▶ **Work to do**
Show only lines that include "matplotlib".

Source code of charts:
— Start —

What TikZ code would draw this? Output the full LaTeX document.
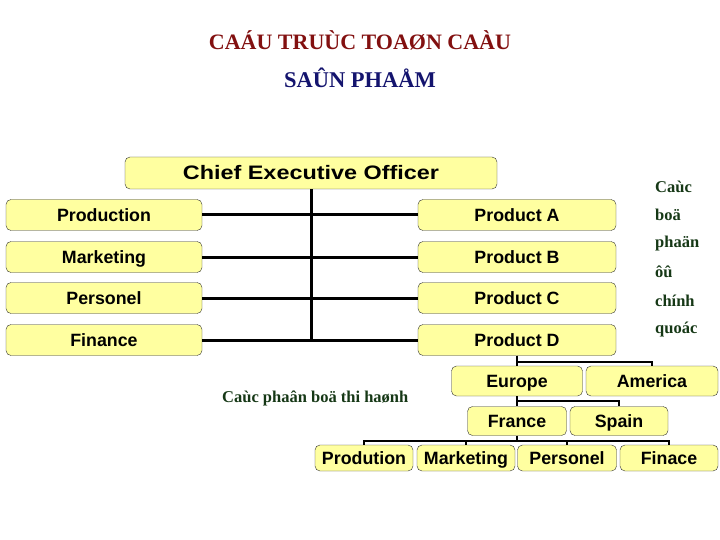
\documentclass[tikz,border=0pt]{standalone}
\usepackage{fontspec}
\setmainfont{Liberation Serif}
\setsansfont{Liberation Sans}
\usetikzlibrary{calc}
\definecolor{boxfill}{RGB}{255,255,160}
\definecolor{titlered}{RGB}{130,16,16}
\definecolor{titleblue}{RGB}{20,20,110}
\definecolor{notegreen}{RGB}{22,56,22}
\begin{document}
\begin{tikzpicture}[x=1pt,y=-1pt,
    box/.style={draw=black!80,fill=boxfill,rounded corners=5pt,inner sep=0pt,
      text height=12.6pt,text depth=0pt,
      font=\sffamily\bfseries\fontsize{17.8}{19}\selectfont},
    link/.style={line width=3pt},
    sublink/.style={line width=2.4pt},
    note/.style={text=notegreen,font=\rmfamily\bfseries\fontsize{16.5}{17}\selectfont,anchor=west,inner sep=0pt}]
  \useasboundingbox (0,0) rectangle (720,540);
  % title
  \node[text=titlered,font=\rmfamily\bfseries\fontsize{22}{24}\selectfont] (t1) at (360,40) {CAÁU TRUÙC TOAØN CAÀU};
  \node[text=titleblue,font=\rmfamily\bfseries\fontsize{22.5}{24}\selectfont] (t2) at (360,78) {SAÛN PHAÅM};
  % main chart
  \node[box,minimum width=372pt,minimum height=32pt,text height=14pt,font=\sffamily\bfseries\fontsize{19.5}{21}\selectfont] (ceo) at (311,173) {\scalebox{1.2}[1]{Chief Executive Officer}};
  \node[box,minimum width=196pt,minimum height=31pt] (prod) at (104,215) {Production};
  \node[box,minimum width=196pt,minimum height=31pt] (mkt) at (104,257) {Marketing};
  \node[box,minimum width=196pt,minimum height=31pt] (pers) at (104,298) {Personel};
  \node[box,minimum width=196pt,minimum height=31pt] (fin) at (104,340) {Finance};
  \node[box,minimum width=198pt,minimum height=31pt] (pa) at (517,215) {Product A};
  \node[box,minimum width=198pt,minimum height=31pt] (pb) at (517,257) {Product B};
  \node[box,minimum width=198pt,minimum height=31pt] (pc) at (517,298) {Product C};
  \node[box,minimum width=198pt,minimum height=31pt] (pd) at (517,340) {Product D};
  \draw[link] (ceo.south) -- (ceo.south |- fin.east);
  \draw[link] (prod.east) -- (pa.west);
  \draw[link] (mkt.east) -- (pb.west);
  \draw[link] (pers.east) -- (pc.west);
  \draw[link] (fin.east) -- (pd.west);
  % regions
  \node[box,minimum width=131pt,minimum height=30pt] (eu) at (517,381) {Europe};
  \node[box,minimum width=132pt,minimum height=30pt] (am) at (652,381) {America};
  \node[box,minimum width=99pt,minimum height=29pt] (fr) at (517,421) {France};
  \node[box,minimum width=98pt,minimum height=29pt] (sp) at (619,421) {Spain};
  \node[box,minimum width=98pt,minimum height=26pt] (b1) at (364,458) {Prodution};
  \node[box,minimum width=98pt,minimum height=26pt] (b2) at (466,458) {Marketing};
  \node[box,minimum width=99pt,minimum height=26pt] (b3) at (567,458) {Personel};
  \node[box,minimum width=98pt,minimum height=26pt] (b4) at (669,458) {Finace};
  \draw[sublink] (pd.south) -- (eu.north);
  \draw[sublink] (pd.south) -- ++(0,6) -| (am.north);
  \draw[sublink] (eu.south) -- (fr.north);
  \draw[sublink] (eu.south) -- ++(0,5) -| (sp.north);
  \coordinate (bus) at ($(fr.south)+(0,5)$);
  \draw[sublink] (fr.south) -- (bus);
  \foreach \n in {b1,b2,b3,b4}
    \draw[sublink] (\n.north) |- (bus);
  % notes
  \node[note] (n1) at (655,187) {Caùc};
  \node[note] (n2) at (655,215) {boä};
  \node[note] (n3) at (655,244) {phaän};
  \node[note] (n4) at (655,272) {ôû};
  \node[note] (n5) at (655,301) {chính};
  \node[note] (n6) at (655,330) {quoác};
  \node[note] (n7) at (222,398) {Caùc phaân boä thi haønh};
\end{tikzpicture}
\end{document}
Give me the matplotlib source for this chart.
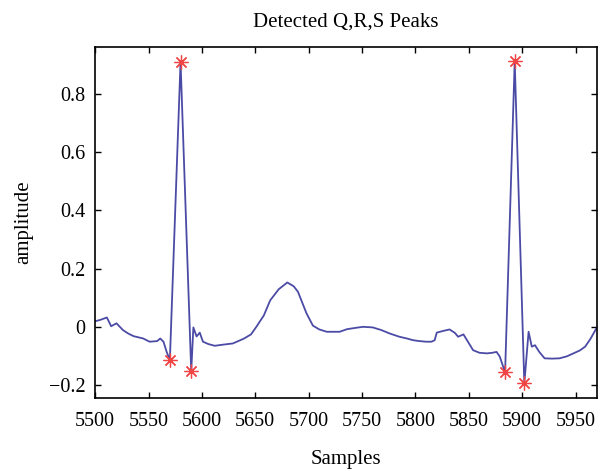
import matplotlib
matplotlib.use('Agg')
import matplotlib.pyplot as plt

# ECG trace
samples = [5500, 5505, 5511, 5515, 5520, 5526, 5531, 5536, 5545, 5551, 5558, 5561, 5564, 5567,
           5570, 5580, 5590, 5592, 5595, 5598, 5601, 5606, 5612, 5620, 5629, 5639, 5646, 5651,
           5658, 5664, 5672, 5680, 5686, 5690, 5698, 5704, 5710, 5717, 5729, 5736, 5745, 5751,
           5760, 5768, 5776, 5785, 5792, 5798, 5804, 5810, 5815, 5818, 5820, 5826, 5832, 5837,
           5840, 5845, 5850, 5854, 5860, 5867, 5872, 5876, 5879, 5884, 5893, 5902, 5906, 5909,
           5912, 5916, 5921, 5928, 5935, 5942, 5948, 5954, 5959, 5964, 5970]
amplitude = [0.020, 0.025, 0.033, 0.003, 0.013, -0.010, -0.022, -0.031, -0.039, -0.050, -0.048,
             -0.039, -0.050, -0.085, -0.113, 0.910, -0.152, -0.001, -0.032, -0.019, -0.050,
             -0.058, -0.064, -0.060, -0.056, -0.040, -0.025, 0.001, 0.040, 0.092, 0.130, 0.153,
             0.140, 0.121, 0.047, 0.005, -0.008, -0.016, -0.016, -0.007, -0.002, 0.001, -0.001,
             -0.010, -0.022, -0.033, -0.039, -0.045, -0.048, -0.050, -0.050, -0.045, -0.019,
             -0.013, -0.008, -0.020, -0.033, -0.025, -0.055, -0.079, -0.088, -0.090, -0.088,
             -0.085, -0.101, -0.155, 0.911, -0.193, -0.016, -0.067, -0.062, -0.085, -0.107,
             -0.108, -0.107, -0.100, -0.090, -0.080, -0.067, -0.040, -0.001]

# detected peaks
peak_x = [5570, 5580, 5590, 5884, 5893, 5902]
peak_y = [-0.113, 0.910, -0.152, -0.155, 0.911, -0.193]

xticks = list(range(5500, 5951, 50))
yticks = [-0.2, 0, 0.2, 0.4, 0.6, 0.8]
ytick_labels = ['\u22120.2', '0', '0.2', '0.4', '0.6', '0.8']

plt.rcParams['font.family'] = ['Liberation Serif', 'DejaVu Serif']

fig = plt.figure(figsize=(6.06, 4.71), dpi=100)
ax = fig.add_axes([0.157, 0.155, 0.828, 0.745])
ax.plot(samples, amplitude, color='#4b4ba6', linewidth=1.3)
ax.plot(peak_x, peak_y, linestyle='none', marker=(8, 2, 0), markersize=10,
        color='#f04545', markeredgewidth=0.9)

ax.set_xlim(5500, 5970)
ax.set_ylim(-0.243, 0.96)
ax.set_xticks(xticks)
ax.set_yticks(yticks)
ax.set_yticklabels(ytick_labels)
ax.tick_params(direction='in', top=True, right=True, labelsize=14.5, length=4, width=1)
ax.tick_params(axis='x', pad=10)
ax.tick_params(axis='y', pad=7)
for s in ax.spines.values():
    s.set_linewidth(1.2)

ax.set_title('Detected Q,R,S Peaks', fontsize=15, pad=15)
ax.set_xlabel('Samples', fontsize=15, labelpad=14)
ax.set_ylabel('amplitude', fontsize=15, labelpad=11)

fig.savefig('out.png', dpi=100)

— End —

▶ **Exercise solution**
Give me the matplotlib source for this chart.
import matplotlib
matplotlib.use('Agg')
import matplotlib.pyplot as plt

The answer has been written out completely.